I can't express my lack of progress; especially in contrast to energy input. Though I have to admit I have been able to eat more without a huge detrimental effect. Though I wish the scale would stop creeping up. Guy my weight are so much buffer - which kind of just indicate my massive body fat levels. Kind of depressing really.

Not only do you have watch for technique, which ironically turns it almost into an Art form - I mean, it has 'technique'; you also have to monitor load and reps and know when its time to overload. It's all very strategic, to build body mass without looking bulky is a relative decent timeframe. Lean muscle is nice but it'll be a really really long time coming if you intend to start that way. Maybe if you got bulk and then slow it down to tone it further... I don't know. I'm obviously no expert.

And finally damn body fat! Oh and you have the matter of keeping things symmetrical. I've said this before and I'll say it again - girls have it so much easier in this respect. How come celebrities can drop like 8967438609 pounds and tone up in like 6 weeks. Even with a trainer and a dietion - wtf, I don't even think I can handle it mentally let alone physically.

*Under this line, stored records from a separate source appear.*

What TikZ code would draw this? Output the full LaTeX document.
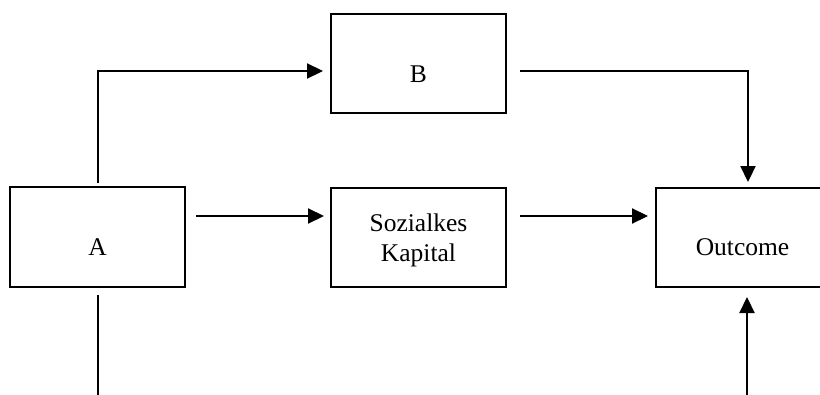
\documentclass[tikz,border=0pt]{standalone}
\usepackage{fontspec}
\setmainfont{Liberation Serif}
\usetikzlibrary{arrows.meta,calc}
\begin{document}
\begin{tikzpicture}[x=1pt,y=-1pt,
  box/.style={draw=black,line width=2.2pt,rectangle,inner sep=0pt},
  lbl/.style={font=\fontsize{25.5}{30}\selectfont,inner sep=0pt,anchor=base,align=center},
  conn/.style={line width=2.2pt,draw=black},
  arr/.style={conn,-{Triangle[length=16pt,width=15pt]}}]
\clip (0,0) rectangle (820,394);
\useasboundingbox (0,0) rectangle (820,394);
% boxes
\node[box,minimum width=175pt,minimum height=100pt] (A) at (97.5,237) {};
\node[box,minimum width=175pt,minimum height=99pt] (B) at (418.5,63.5) {};
\node[box,minimum width=175pt,minimum height=99pt] (S) at (418.5,237.5) {};
\node[box,minimum width=173pt,minimum height=99pt] (O) at (742.5,237.5) {};
% labels
\node[lbl] (tA) at (97.5,255) {A};
\node[lbl] (tB) at (418.5,82) {B};
\node[lbl,anchor=north] (tS) at (418.5,214) {Sozialkes\\Kapital};
\node[lbl] (tO) at (742.5,255) {Outcome};
% connector end points
\coordinate (a1) at (98,183);
\coordinate (a2) at (98,71);
\coordinate (b1) at (323,71);
\coordinate (b2) at (520,71);
\coordinate (o1) at (748,182);
\coordinate (as1) at (196,216);
\coordinate (as2) at (324,216);
\coordinate (so1) at (520,216);
\coordinate (so2) at (648,216);
\coordinate (ab1) at (98,295);
\coordinate (ab2) at (98,396);
\coordinate (ob1) at (747,396);
\coordinate (ob2) at (747,297);
% connectors
\draw[arr] (a1) -- (a2) -- (b1);
\draw[arr] (b2) -| (o1);
\draw[arr] (as1) -- (as2);
\draw[arr] (so1) -- (so2);
\draw[conn] (ab1) -- (ab2);
\draw[arr] (ob1) -- (ob2);
\end{tikzpicture}
\end{document}
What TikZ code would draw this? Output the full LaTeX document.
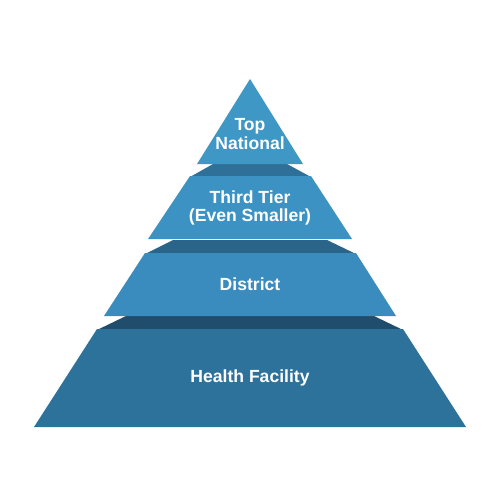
\documentclass[tikz,border=0pt]{standalone}
\usepackage{fontspec}
\setmainfont{Liberation Sans}
\usepackage{tikz}
\usepackage{xcolor}
\usetikzlibrary{positioning, calc}

\definecolor{niveauA}{HTML}{3F97C6}
\definecolor{niveauB}{HTML}{3C92C2}
\definecolor{niveauC}{HTML}{3A8CBE}
\definecolor{niveauD}{HTML}{2D729B}
\definecolor{faceA}{HTML}{2F7099}
\definecolor{faceB}{HTML}{2A6488}
\definecolor{faceC}{HTML}{1F4D6B}

\begin{document}
\begin{tikzpicture}[
    x=0.02cm, y=-0.02cm,
    tier/.style={line width=0pt},
    face/.style={line width=0pt},
    label/.style={text=white, font=\fontsize{10}{10.6}\selectfont\bfseries,
      align=center}
    ]

    \useasboundingbox (0,0) rectangle (500,500);

    % Faces superieures
    \fill[face, faceA] (213,164) -- (287,164) -- (311,177) -- (190,177) -- cycle;
    \fill[face, faceB] (173,240) -- (327,240) -- (356,254) -- (145,254) -- cycle;
    \fill[face, faceC] (126,316) -- (374,316) -- (403,330) -- (97,330) -- cycle;

    % Niveaux
    \fill[tier, niveauA] (250,79) -- (303,164) -- (197,164) -- cycle;
    \fill[tier, niveauB] (190,176) -- (311,176) -- (352,239) -- (148,239) -- cycle;
    \fill[tier, niveauC] (145,253) -- (356,253) -- (396,316) -- (104,316) -- cycle;
    \fill[tier, niveauD] (97,329) -- (403,329) -- (466,427) -- (34,427) -- cycle;

    % Textes
    \node[label] (Top) at (250,134) {Top\\National};
    \node[label] (ThirdTier) at (250,208) {Third Tier\\(Even Smaller)};
    \node[label] (District) at (250,284) {District};
    \node[label] (HealthFacility) at (250,378) {Health Facility};

  \end{tikzpicture}
\end{document}
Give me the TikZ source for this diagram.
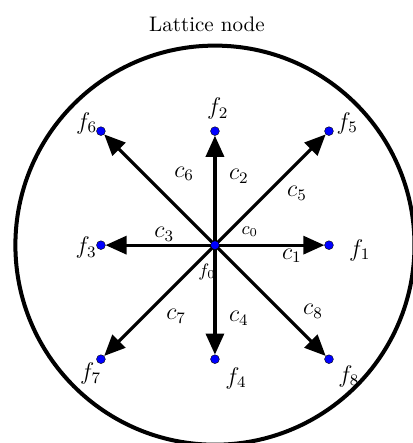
\documentclass[tikz,border=0pt]{standalone}
\usepackage{amsmath}
\usetikzlibrary{arrows.meta,positioning,backgrounds,calc}

\begin{document}
\begin{tikzpicture}[
    dot/.style={circle, fill=blue, draw=black, line width=0.2pt, inner sep=0pt, minimum size=4.4pt},
    flow/.style={line width=1.6pt, -{Triangle[length=10.5pt,width=9pt]}},
    clab/.style={inner sep=0pt, font=\large},
    flab/.style={inner sep=0pt, font=\large}
]

\definecolor{ring}{RGB}{0,0,0}
\def\R{3.5}  % radius of the outer circle
\def\d{2}    % lattice spacing

\useasboundingbox (-3.77,-3.47) rectangle (3.46,4.30);

% Outer circle and title
\draw[ring, line width=2pt] (0,0) circle (\R);
\node[font=\fontsize{10.5}{12}\selectfont] (title) at (-0.14,3.88) {Lattice node};

% Lattice sites
\node[dot] (f0) at (0,0)       {};
\node[dot] (f1) at (\d,0)      {};
\node[dot] (f2) at (0,\d)      {};
\node[dot] (f3) at (-\d,0)     {};
\node[dot] (f4) at (0,-\d)     {};
\node[dot] (f5) at (\d,\d)     {};
\node[dot] (f6) at (-\d,\d)    {};
\node[dot] (f7) at (-\d,-\d)   {};
\node[dot] (f8) at (\d,-\d)    {};

% Streaming directions (behind the dots)
\begin{scope}[on background layer]
\draw[flow] (f0.center) -- (f1);
\draw[flow] (f0.center) -- (f2);
\draw[flow] (f0.center) -- (f3);
\draw[flow] (f0.center) -- (f4);
\draw[flow] (f0.center) -- (f5);
\draw[flow] (f0.center) -- (f6);
\draw[flow] (f0.center) -- (f7);
\draw[flow] (f0.center) -- (f8);
\end{scope}

% Distribution labels
\node[flab, font=\small] (lf0) at ($(f0)+(-0.14,-0.47)$) {$f_0$};
\node[flab] (lf1) at ($(f1)+(0.54,-0.09)$)  {$f_1$};
\node[flab] (lf2) at ($(f2)+(0.05,0.39)$)   {$f_2$};
\node[flab] (lf3) at ($(f3)+(-0.26,-0.04)$) {$f_3$};
\node[flab] (lf4) at ($(f4)+(0.37,-0.33)$)  {$f_4$};
\node[flab] (lf5) at ($(f5)+(0.32,0.14)$)   {$f_5$};
\node[flab] (lf6) at ($(f6)+(-0.25,0.14)$)  {$f_6$};
\node[flab] (lf7) at ($(f7)+(-0.18,-0.25)$) {$f_7$};
\node[flab] (lf8) at ($(f8)+(0.35,-0.30)$)  {$f_8$};

% Velocity labels
\node[clab, font=\small] (c0) at (0.61,0.23) {$c_0$};
\node[clab] (c1) at (1.35,-0.19) {$c_1$};
\node[clab] (c2) at (0.42,1.21)  {$c_2$};
\node[clab] (c3) at (-0.89,0.19) {$c_3$};
\node[clab] (c4) at (0.42,-1.28) {$c_4$};
\node[clab] (c5) at (1.44,0.91)  {$c_5$};
\node[clab] (c6) at (-0.54,1.25) {$c_6$};
\node[clab] (c7) at (-0.68,-1.25) {$c_7$};
\node[clab] (c8) at (1.72,-1.16) {$c_8$};

\end{tikzpicture}
\end{document}
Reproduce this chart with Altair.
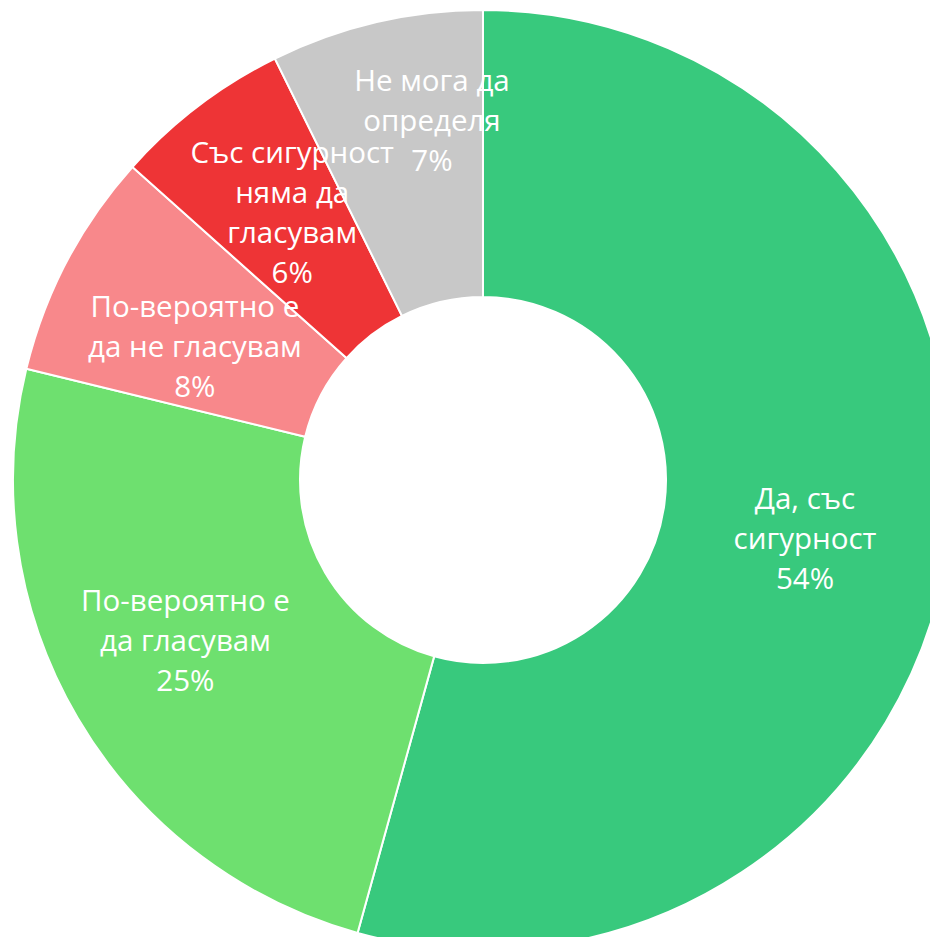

3. I've been relationship advoidant


I think it's been a good 4 days since I've actually dealt with my relationship problems, face-to-face. I'm just so unsettled by the whole thing. I don't particularly know how to feel. Am I suppose to be upset, angry, indifferent?! I always begin by fuming and then it results in absolute resentment and finally
'emo' followed by a general sense of being... kind of lost. Like in the moronic sense. This is probably what makes me a 'marshmallow'

I think admist everything it's the fact that I care that jumps out at me. I never, honest to god, thought it would make such an impact. We never did anything major, as the rest of world reminded me every now and then "ahh the honeymoon phase". Again, I'm just now lost for words.

4. Blackberry email gives me time to blog on my long journey home


Finally a productive outlet! Good considering, I can't read whilst moving.